Cosmos are typically showcased in cottage garden settings and blend in with just about any array of flora you can pull together. For the best flowering show, choose a site that gets full sun. Cosmos can prosper in limited shade but will have fewer blooms and won’t be as dynamic in structure when planted in shadier parts of the garden.

Cosmos

Mexican sunflowers

The Mexican sunflower is one of the few annuals that leaps to head height and beyond as warmer weather approaches, without much maintenance required. They generate dozens of daisy-like blooms and even have rich nectar deposits in their blossoms to meet the needs of pollinators, which makes them a great addition to your veggie patch.

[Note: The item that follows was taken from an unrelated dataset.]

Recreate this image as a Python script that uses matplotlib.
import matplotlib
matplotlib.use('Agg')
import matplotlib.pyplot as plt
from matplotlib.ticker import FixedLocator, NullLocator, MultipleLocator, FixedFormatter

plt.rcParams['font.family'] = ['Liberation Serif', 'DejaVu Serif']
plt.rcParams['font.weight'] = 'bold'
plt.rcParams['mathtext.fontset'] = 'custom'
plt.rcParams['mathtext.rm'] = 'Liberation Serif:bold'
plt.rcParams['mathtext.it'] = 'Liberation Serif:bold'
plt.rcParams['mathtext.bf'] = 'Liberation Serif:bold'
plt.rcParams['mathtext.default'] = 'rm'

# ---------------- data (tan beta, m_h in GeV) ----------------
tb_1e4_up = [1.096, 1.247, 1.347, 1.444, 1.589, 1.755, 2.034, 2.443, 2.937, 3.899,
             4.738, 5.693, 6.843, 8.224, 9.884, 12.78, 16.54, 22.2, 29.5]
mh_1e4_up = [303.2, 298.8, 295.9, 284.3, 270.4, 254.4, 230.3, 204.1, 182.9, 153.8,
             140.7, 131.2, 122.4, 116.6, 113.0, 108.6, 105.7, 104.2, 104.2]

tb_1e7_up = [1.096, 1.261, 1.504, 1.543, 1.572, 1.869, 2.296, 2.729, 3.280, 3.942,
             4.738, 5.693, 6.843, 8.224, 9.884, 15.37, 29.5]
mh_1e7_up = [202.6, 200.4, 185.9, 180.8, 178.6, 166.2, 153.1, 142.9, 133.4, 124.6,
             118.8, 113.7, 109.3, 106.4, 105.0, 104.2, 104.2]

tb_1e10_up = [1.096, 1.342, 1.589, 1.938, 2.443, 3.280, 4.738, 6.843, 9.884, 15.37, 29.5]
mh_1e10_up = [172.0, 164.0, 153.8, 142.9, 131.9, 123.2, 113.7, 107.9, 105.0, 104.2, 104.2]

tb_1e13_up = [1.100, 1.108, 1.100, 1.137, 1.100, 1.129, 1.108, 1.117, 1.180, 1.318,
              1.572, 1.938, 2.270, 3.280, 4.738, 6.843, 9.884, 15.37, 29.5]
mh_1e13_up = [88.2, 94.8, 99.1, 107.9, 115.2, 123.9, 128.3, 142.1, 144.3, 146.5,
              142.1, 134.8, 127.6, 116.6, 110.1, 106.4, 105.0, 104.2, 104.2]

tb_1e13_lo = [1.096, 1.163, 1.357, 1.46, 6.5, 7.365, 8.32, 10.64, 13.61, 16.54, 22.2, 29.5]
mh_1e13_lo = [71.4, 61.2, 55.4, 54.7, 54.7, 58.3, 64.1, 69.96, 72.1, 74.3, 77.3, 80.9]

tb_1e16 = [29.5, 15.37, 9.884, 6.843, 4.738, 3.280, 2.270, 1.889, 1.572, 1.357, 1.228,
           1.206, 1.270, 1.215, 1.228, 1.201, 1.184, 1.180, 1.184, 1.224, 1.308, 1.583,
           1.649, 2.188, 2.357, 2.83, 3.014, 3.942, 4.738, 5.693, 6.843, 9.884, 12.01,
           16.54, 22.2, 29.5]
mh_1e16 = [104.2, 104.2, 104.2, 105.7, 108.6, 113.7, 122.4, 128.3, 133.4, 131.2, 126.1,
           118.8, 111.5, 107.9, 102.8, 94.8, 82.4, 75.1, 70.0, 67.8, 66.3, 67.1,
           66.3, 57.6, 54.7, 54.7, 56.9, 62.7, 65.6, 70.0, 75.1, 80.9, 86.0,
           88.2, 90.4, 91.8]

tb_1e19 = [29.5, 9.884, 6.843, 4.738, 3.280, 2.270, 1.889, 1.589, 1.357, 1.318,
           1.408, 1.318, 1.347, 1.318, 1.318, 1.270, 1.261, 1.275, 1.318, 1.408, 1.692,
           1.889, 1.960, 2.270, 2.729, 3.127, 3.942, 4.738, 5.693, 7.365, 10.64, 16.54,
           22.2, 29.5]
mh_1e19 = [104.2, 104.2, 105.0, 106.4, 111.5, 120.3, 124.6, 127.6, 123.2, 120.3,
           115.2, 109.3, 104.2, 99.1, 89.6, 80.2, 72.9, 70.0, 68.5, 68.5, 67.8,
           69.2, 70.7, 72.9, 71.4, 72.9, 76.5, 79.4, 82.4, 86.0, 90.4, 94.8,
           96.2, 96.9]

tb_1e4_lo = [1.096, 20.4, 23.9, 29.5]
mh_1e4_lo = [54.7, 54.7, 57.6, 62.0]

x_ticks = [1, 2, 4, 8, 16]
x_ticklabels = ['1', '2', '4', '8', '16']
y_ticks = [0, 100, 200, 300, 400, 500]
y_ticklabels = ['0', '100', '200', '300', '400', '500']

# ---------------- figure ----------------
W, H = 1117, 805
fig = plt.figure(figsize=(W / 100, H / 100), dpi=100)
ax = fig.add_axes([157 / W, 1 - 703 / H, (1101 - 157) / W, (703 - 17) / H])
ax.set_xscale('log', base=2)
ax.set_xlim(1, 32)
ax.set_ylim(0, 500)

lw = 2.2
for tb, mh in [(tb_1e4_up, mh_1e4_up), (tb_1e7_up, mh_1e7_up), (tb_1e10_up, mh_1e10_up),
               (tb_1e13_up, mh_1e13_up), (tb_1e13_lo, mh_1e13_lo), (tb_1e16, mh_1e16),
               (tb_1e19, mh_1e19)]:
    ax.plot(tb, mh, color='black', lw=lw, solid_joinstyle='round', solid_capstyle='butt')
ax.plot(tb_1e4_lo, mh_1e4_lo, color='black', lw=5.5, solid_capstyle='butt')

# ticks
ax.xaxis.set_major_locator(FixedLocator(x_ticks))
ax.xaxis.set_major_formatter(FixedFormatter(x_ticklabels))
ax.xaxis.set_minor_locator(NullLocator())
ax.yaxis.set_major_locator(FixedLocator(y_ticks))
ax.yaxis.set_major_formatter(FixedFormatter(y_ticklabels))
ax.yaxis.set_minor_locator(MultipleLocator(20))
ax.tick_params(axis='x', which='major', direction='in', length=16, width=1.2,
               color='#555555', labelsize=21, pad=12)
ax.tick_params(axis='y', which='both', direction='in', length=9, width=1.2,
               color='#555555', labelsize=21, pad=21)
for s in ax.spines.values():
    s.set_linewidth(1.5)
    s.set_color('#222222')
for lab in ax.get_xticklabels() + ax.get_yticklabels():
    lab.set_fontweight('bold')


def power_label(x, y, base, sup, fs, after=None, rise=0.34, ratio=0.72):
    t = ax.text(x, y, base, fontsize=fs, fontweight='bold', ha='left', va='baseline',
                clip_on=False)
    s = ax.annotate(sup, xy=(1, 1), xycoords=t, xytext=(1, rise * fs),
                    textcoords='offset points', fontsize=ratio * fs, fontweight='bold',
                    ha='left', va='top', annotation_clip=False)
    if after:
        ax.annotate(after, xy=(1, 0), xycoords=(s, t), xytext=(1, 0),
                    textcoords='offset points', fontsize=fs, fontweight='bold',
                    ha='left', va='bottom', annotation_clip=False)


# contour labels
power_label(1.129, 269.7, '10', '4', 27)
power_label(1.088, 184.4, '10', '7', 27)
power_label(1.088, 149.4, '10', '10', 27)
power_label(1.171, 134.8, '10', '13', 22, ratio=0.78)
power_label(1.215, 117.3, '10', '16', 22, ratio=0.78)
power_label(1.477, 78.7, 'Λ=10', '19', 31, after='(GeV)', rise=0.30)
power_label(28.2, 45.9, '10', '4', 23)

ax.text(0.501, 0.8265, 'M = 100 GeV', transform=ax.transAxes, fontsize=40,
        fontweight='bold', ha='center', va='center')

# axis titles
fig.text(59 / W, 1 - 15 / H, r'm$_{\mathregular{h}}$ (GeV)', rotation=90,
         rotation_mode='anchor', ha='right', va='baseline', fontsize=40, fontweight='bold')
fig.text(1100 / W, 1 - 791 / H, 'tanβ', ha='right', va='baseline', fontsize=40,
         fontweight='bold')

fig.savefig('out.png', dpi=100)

One small packet of Mexican sunflower seeds will give you multiple bouquets of cut flowers around summertime. Try planting them with companions that not only flourish in the same sun-filled locations, but aren’t fussy with soil either, like zinnias and cosmos, which will also perform as snip-and-grow flowers for the cutting garden. 

Mexican Sunflowers

Lantanas

Growing lantanas in the garden is a fantastic way to add a splash of color and visual interest to your garden. Known for their snowflake-shaped florets, lantanas aren’t too demanding; you’ll only need a sunny location and well-draining, slightly acidic soil. They can be grown in the garden, containers, or hanging baskets and are best planted in mid-spring when the cold weather and frost have completely come to a close.

While freshly planted lantanas require regular watering, once established, you’ll hardly have to check in on them as they’re quite tolerant of dry conditions. In fact, a good soaking about once a week should quench their thirst.